Dataset items:
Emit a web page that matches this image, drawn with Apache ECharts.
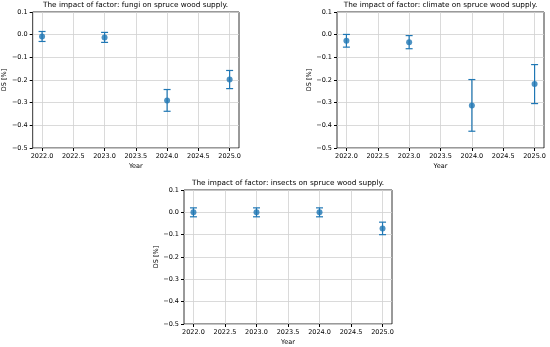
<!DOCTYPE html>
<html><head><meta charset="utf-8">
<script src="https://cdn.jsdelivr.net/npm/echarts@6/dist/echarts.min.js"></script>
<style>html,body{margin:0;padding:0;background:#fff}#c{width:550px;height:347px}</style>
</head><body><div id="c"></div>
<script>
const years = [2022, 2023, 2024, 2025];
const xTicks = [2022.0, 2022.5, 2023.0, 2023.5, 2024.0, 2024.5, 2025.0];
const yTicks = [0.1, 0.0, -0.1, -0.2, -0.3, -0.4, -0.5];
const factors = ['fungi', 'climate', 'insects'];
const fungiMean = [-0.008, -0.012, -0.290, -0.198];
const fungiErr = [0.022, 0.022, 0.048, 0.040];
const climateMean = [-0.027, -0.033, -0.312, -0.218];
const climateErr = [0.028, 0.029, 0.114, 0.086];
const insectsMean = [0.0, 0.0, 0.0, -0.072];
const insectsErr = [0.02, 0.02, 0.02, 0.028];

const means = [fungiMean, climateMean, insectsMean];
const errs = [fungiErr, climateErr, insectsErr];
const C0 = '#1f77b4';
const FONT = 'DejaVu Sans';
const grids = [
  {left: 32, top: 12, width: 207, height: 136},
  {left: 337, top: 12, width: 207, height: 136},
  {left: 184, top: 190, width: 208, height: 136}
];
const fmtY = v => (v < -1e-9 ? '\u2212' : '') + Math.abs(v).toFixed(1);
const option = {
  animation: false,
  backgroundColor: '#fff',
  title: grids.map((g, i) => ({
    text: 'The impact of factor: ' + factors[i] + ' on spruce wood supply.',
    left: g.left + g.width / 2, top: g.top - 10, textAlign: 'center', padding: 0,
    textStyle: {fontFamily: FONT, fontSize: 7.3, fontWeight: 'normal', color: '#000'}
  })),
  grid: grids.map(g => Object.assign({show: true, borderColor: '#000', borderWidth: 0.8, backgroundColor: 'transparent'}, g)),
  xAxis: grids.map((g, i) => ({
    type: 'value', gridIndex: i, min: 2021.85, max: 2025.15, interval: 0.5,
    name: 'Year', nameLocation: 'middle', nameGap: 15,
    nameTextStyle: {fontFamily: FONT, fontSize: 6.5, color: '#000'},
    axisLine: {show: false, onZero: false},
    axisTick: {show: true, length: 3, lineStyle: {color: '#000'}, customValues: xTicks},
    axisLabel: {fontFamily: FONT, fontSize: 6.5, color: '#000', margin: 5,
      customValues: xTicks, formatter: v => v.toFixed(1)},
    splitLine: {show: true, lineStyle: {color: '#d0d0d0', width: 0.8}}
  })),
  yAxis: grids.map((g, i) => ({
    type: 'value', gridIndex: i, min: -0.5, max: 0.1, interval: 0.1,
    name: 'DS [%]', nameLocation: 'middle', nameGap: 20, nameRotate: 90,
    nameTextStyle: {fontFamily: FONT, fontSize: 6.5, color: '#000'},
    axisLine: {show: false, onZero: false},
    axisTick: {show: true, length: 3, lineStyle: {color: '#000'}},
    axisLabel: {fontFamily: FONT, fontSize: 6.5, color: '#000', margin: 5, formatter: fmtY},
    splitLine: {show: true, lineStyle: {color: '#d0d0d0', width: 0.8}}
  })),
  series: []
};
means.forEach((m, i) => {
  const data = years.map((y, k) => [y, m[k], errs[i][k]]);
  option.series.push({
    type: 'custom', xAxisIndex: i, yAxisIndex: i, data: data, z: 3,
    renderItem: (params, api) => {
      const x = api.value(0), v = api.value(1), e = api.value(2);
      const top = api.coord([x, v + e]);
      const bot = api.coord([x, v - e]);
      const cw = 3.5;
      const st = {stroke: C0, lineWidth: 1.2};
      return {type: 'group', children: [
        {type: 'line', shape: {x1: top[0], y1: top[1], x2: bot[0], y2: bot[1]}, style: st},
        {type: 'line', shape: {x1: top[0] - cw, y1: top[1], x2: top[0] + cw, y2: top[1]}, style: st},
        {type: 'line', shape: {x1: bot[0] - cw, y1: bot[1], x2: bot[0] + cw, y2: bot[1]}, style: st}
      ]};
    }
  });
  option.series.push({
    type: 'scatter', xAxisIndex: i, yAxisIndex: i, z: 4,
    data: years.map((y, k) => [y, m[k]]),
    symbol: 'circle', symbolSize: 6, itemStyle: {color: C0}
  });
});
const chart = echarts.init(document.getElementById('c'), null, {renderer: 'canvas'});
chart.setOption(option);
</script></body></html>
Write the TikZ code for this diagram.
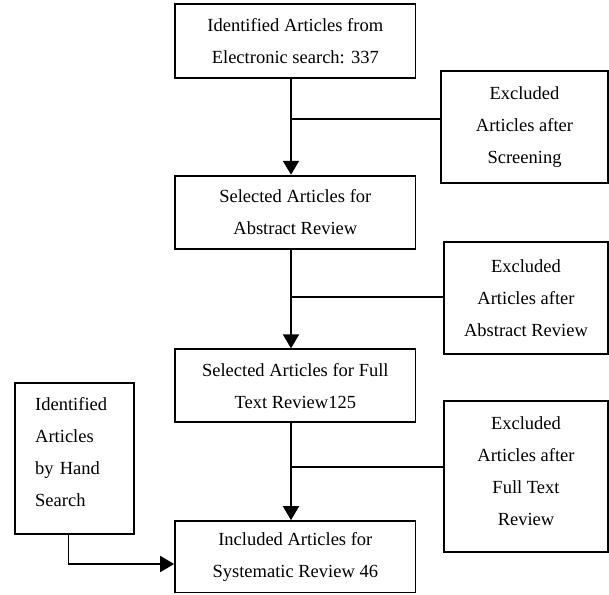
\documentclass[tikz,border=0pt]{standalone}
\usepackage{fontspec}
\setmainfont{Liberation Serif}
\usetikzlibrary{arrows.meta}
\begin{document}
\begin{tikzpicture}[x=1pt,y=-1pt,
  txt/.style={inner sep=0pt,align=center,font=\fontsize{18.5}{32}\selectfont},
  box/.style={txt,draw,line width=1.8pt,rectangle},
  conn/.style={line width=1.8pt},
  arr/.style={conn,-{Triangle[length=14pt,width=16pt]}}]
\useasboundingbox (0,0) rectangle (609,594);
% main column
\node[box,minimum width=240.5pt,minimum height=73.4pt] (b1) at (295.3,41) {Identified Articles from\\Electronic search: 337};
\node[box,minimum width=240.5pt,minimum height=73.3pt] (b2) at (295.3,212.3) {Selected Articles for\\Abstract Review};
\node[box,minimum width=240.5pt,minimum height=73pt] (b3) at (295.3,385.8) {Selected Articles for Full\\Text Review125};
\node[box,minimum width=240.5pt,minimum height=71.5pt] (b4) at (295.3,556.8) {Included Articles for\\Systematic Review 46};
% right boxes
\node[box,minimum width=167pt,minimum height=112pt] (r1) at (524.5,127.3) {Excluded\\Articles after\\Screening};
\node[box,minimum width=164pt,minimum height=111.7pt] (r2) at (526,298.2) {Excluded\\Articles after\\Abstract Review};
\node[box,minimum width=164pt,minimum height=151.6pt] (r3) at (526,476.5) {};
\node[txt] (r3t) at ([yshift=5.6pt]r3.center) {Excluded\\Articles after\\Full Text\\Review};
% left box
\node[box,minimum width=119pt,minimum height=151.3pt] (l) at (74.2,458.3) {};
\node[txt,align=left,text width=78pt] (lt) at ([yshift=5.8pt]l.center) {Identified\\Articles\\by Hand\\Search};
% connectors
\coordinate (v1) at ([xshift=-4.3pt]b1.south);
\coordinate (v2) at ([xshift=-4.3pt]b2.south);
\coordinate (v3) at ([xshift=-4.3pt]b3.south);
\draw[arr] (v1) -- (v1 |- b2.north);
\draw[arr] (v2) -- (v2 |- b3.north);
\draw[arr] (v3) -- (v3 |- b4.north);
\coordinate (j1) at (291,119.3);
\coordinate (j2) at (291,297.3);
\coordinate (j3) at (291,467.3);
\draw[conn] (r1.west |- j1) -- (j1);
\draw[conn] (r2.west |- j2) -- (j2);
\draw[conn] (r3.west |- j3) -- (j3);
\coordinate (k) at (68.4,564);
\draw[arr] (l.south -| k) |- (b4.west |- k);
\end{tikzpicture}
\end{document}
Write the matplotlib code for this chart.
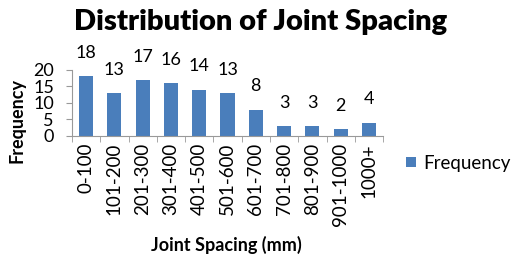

Problem details: Without the pictures, transcribe the listing above exactly.

Full output:
Emit a web page that matches this image, drawn with Apache ECharts.
<!DOCTYPE html>
<html><head><meta charset="utf-8">
<script src="https://cdn.jsdelivr.net/npm/echarts@6/dist/echarts.min.js"></script>
<style>html,body{margin:0;padding:0;background:#fff}#c{width:550px;height:347px}</style>
</head><body><div id="c"></div>
<script>
const years = [2022, 2023, 2024, 2025];
const xTicks = [2022.0, 2022.5, 2023.0, 2023.5, 2024.0, 2024.5, 2025.0];
const yTicks = [0.1, 0.0, -0.1, -0.2, -0.3, -0.4, -0.5];
const factors = ['fungi', 'climate', 'insects'];
const fungiMean = [-0.008, -0.012, -0.290, -0.198];
const fungiErr = [0.022, 0.022, 0.048, 0.040];
const climateMean = [-0.027, -0.033, -0.312, -0.218];
const climateErr = [0.028, 0.029, 0.114, 0.086];
const insectsMean = [0.0, 0.0, 0.0, -0.072];
const insectsErr = [0.02, 0.02, 0.02, 0.028];

const means = [fungiMean, climateMean, insectsMean];
const errs = [fungiErr, climateErr, insectsErr];
const C0 = '#1f77b4';
const FONT = 'DejaVu Sans';
const grids = [
  {left: 32, top: 12, width: 207, height: 136},
  {left: 337, top: 12, width: 207, height: 136},
  {left: 184, top: 190, width: 208, height: 136}
];
const fmtY = v => (v < -1e-9 ? '\u2212' : '') + Math.abs(v).toFixed(1);
const option = {
  animation: false,
  backgroundColor: '#fff',
  title: grids.map((g, i) => ({
    text: 'The impact of factor: ' + factors[i] + ' on spruce wood supply.',
    left: g.left + g.width / 2, top: g.top - 10, textAlign: 'center', padding: 0,
    textStyle: {fontFamily: FONT, fontSize: 7.3, fontWeight: 'normal', color: '#000'}
  })),
  grid: grids.map(g => Object.assign({show: true, borderColor: '#000', borderWidth: 0.8, backgroundColor: 'transparent'}, g)),
  xAxis: grids.map((g, i) => ({
    type: 'value', gridIndex: i, min: 2021.85, max: 2025.15, interval: 0.5,
    name: 'Year', nameLocation: 'middle', nameGap: 15,
    nameTextStyle: {fontFamily: FONT, fontSize: 6.5, color: '#000'},
    axisLine: {show: false, onZero: false},
    axisTick: {show: true, length: 3, lineStyle: {color: '#000'}, customValues: xTicks},
    axisLabel: {fontFamily: FONT, fontSize: 6.5, color: '#000', margin: 5,
      customValues: xTicks, formatter: v => v.toFixed(1)},
    splitLine: {show: true, lineStyle: {color: '#d0d0d0', width: 0.8}}
  })),
  yAxis: grids.map((g, i) => ({
    type: 'value', gridIndex: i, min: -0.5, max: 0.1, interval: 0.1,
    name: 'DS [%]', nameLocation: 'middle', nameGap: 20, nameRotate: 90,
    nameTextStyle: {fontFamily: FONT, fontSize: 6.5, color: '#000'},
    axisLine: {show: false, onZero: false},
    axisTick: {show: true, length: 3, lineStyle: {color: '#000'}},
    axisLabel: {fontFamily: FONT, fontSize: 6.5, color: '#000', margin: 5, formatter: fmtY},
    splitLine: {show: true, lineStyle: {color: '#d0d0d0', width: 0.8}}
  })),
  series: []
};
means.forEach((m, i) => {
  const data = years.map((y, k) => [y, m[k], errs[i][k]]);
  option.series.push({
    type: 'custom', xAxisIndex: i, yAxisIndex: i, data: data, z: 3,
    renderItem: (params, api) => {
      const x = api.value(0), v = api.value(1), e = api.value(2);
      const top = api.coord([x, v + e]);
      const bot = api.coord([x, v - e]);
      const cw = 3.5;
      const st = {stroke: C0, lineWidth: 1.2};
      return {type: 'group', children: [
        {type: 'line', shape: {x1: top[0], y1: top[1], x2: bot[0], y2: bot[1]}, style: st},
        {type: 'line', shape: {x1: top[0] - cw, y1: top[1], x2: top[0] + cw, y2: top[1]}, style: st},
        {type: 'line', shape: {x1: bot[0] - cw, y1: bot[1], x2: bot[0] + cw, y2: bot[1]}, style: st}
      ]};
    }
  });
  option.series.push({
    type: 'scatter', xAxisIndex: i, yAxisIndex: i, z: 4,
    data: years.map((y, k) => [y, m[k]]),
    symbol: 'circle', symbolSize: 6, itemStyle: {color: C0}
  });
});
const chart = echarts.init(document.getElementById('c'), null, {renderer: 'canvas'});
chart.setOption(option);
</script></body></html>
Write the TikZ code for this diagram.
\documentclass[tikz,border=0pt]{standalone}
\usepackage{fontspec}
\setmainfont{Liberation Serif}
\usetikzlibrary{arrows.meta}
\begin{document}
\begin{tikzpicture}[x=1pt,y=-1pt,
  txt/.style={inner sep=0pt,align=center,font=\fontsize{18.5}{32}\selectfont},
  box/.style={txt,draw,line width=1.8pt,rectangle},
  conn/.style={line width=1.8pt},
  arr/.style={conn,-{Triangle[length=14pt,width=16pt]}}]
\useasboundingbox (0,0) rectangle (609,594);
% main column
\node[box,minimum width=240.5pt,minimum height=73.4pt] (b1) at (295.3,41) {Identified Articles from\\Electronic search: 337};
\node[box,minimum width=240.5pt,minimum height=73.3pt] (b2) at (295.3,212.3) {Selected Articles for\\Abstract Review};
\node[box,minimum width=240.5pt,minimum height=73pt] (b3) at (295.3,385.8) {Selected Articles for Full\\Text Review125};
\node[box,minimum width=240.5pt,minimum height=71.5pt] (b4) at (295.3,556.8) {Included Articles for\\Systematic Review 46};
% right boxes
\node[box,minimum width=167pt,minimum height=112pt] (r1) at (524.5,127.3) {Excluded\\Articles after\\Screening};
\node[box,minimum width=164pt,minimum height=111.7pt] (r2) at (526,298.2) {Excluded\\Articles after\\Abstract Review};
\node[box,minimum width=164pt,minimum height=151.6pt] (r3) at (526,476.5) {};
\node[txt] (r3t) at ([yshift=5.6pt]r3.center) {Excluded\\Articles after\\Full Text\\Review};
% left box
\node[box,minimum width=119pt,minimum height=151.3pt] (l) at (74.2,458.3) {};
\node[txt,align=left,text width=78pt] (lt) at ([yshift=5.8pt]l.center) {Identified\\Articles\\by Hand\\Search};
% connectors
\coordinate (v1) at ([xshift=-4.3pt]b1.south);
\coordinate (v2) at ([xshift=-4.3pt]b2.south);
\coordinate (v3) at ([xshift=-4.3pt]b3.south);
\draw[arr] (v1) -- (v1 |- b2.north);
\draw[arr] (v2) -- (v2 |- b3.north);
\draw[arr] (v3) -- (v3 |- b4.north);
\coordinate (j1) at (291,119.3);
\coordinate (j2) at (291,297.3);
\coordinate (j3) at (291,467.3);
\draw[conn] (r1.west |- j1) -- (j1);
\draw[conn] (r2.west |- j2) -- (j2);
\draw[conn] (r3.west |- j3) -- (j3);
\coordinate (k) at (68.4,564);
\draw[arr] (l.south -| k) |- (b4.west |- k);
\end{tikzpicture}
\end{document}
Write the matplotlib code for this chart.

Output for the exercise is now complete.